Wednesday, 23 January 2008: 9:45 AM
Indian ocean influences on North Atlantic climate
215-216 (Ernest N. Morial Convention Center)
It is argued that the influence of the Indian ocean on the North Atlantic climate, particularly on the NAO, may be much larger than previously thought. This influence has generally been assessed by forcing atmospheric GCMs with prescribed anomalous SSTs in the Indian ocean. Such an approach assumes that the Indian ocean anomalies act as a forcing, when in fact they are often largely a response to changes in the Walker circulation associated with the ENSO phenomenon.
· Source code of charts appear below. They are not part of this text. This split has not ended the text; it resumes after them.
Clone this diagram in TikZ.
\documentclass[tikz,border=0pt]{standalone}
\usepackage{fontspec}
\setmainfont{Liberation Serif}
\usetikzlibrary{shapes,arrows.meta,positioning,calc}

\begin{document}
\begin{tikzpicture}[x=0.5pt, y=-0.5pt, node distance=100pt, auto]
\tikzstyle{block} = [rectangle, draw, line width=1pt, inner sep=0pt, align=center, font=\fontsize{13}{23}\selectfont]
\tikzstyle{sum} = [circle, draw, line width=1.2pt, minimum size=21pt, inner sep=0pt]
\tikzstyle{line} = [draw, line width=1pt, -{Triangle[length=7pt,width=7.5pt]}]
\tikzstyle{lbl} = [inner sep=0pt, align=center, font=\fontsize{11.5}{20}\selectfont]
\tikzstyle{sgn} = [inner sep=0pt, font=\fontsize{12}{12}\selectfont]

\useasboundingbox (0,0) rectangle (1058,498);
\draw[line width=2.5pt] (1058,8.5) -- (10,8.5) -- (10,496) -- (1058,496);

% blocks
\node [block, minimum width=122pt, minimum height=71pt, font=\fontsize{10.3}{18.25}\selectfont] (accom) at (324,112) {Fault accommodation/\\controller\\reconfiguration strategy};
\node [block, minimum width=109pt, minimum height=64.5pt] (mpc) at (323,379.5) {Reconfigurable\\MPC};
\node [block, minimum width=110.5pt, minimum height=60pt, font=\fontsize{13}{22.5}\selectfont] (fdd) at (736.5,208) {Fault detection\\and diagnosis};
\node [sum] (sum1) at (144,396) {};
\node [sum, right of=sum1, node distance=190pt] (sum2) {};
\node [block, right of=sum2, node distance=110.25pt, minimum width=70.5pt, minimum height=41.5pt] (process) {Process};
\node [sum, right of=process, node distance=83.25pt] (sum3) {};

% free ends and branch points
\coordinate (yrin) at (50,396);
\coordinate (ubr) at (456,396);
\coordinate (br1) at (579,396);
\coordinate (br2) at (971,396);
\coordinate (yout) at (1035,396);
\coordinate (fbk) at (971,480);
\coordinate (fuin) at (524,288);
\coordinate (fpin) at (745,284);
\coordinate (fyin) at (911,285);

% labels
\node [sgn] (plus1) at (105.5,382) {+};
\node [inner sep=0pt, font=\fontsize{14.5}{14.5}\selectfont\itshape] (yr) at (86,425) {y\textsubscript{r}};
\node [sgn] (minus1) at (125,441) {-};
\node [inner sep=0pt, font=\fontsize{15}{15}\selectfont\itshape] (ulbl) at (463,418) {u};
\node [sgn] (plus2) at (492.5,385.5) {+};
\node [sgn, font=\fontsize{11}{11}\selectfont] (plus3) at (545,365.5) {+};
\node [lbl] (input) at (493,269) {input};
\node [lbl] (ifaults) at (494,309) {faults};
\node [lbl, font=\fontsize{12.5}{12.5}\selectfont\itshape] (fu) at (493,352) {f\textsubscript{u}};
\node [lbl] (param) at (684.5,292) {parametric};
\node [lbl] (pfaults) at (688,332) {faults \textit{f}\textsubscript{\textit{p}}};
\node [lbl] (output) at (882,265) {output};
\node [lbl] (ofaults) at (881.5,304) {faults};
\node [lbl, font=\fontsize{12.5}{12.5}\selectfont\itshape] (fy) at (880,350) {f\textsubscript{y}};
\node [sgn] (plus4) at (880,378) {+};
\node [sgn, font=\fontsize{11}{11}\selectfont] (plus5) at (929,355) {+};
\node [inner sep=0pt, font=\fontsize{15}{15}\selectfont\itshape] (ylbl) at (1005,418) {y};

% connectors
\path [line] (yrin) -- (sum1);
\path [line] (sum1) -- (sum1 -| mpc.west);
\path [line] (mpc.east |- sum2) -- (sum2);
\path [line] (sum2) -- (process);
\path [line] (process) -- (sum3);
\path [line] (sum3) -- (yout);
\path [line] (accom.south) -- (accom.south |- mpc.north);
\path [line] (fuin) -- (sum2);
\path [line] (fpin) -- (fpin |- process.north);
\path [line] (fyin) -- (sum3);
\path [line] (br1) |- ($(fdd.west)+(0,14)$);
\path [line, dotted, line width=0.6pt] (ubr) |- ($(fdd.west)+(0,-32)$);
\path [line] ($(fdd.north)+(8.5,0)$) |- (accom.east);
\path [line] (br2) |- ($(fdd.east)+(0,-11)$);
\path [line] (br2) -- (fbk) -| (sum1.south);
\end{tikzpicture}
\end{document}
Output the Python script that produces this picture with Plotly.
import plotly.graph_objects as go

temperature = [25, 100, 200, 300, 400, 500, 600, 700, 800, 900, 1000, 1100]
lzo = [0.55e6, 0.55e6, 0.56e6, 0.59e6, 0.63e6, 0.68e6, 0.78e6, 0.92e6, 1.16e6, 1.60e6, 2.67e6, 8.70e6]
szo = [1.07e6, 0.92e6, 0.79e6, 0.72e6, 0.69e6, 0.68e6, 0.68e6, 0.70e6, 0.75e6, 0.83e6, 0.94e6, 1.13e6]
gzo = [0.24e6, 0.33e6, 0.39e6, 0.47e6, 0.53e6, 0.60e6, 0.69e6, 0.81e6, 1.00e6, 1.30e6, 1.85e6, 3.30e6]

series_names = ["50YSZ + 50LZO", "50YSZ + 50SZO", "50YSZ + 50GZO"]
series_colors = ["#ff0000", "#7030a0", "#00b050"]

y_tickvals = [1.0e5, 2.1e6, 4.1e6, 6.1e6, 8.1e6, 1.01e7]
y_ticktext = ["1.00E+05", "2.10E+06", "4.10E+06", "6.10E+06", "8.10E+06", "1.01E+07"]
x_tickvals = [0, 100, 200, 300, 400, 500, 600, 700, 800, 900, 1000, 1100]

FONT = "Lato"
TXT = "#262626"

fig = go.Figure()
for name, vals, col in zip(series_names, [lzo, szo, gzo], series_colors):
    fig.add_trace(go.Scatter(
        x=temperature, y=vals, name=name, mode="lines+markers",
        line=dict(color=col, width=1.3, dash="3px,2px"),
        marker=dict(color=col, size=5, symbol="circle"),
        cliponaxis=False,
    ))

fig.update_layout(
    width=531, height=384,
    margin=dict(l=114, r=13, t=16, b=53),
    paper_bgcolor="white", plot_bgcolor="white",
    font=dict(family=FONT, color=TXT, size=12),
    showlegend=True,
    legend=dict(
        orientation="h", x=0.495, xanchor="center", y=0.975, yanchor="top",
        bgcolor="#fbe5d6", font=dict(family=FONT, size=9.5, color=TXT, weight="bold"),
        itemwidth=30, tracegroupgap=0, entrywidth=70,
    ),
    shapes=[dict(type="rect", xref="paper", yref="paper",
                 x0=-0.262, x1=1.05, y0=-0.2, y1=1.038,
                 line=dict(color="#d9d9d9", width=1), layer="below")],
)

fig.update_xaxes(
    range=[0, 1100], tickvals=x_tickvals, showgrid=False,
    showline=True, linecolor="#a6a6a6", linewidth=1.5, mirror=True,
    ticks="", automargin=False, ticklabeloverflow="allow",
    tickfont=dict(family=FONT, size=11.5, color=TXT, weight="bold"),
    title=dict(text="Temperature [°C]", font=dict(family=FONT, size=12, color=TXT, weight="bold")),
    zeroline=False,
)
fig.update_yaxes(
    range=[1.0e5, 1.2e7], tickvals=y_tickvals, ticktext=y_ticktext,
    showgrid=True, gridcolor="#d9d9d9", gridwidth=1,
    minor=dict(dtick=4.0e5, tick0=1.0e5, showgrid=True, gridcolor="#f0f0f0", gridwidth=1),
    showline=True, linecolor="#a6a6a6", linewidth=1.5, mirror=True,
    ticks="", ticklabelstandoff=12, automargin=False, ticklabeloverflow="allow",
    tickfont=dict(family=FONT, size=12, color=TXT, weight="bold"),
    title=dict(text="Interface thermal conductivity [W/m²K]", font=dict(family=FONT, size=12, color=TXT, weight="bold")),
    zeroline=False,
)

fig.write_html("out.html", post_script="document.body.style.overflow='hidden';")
In this study, the global impacts of such remotely forced Indian ocean changes are investigated in GCM simulations with and without anomalous air-sea coupling in the Indian ocean. A dramatically stronger NAO response is obtained in the coupled simulations. The weaker response in the prescribed-SST simulations is due to a previously unappreciated spurious transient-eddy feedback. Briefly, the erroneous surface heat fluxes in those simulations generate spuriously larger deep convective heating variability over the Indian ocean, stronger eddies in the circumpolar jet stream waveguide, and enhanced eddy-mean flow interactions over the Atlantic. This spurious enhancement is associated with stronger incursions of low potential vorticity subtropical air into the northern Atlantic middle latitudes, whose net effect is to force a negative-NAO error pattern reminiscent of the classic pattern of north Atlantic blocking. This may be the basic reason why numerous previous prescribed-SST simulations have severely underestimated the magnitude of the observed NAO trend over the past half century.